Originally designed by architect Elmer Grey and given a 1940s glow-up (and an additional wing) by Paul Revere Williams, the hotel’s distinctive pink and green exterior and interior banana-leaf wallpaper are nearly as recognizable as the celebrities who have made it famous. So to, the Polo Lounge, the epitome of Hollywood see-and-be-seen culture. (One memorable Easter brunch, I watched from afar as Beyoncé and Jay-Z introduced a toddler-age Blue Ivy Carter to the Easter Bunny.) It’s to that restaurant — or the Fountain Coffee Room downstairs — you should venture for a taste of Tinseltown that won’t cost you an arm and a leg (room rates start $1,425 a night).

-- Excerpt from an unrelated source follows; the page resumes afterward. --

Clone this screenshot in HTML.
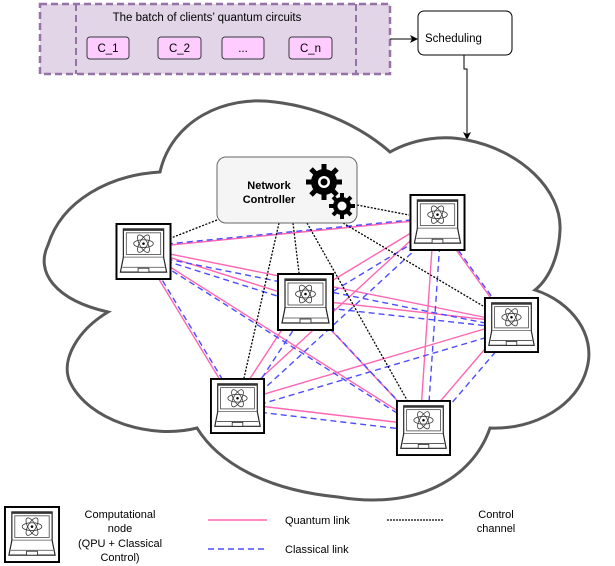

At the former, you can’t get more quintessential than the McCarthy salad (two types of lettuce, diced cubes of grilled chicken, cheddar cheese, bacon, beets, hard boiled eggs, tomato and avocado served with a creamy balsamic dressing), a signature dish named after a millionaire polo player. At the latter, the perfect place for an under-the-radar, feel-like-a-million-bucks breakfast, you won’t go wrong with an order of silver dollar buttermilk pancakes; a stack of nine tiny flapjacks — each the size of a canning jar lid — dotted with three perfectly round marbles of butter, garnished with a sliced strawberry and served with two tiny bottles of Vermont maple syrup.

Whatever your visit to the Pink Palace entails, you’ll stroll in and out beneath a white and green striped awning and along an honest-to-goodness red carpet, an experience that can’t help but connect you — if only momentarily — with the celebrity set that put the place on the pop-culture map.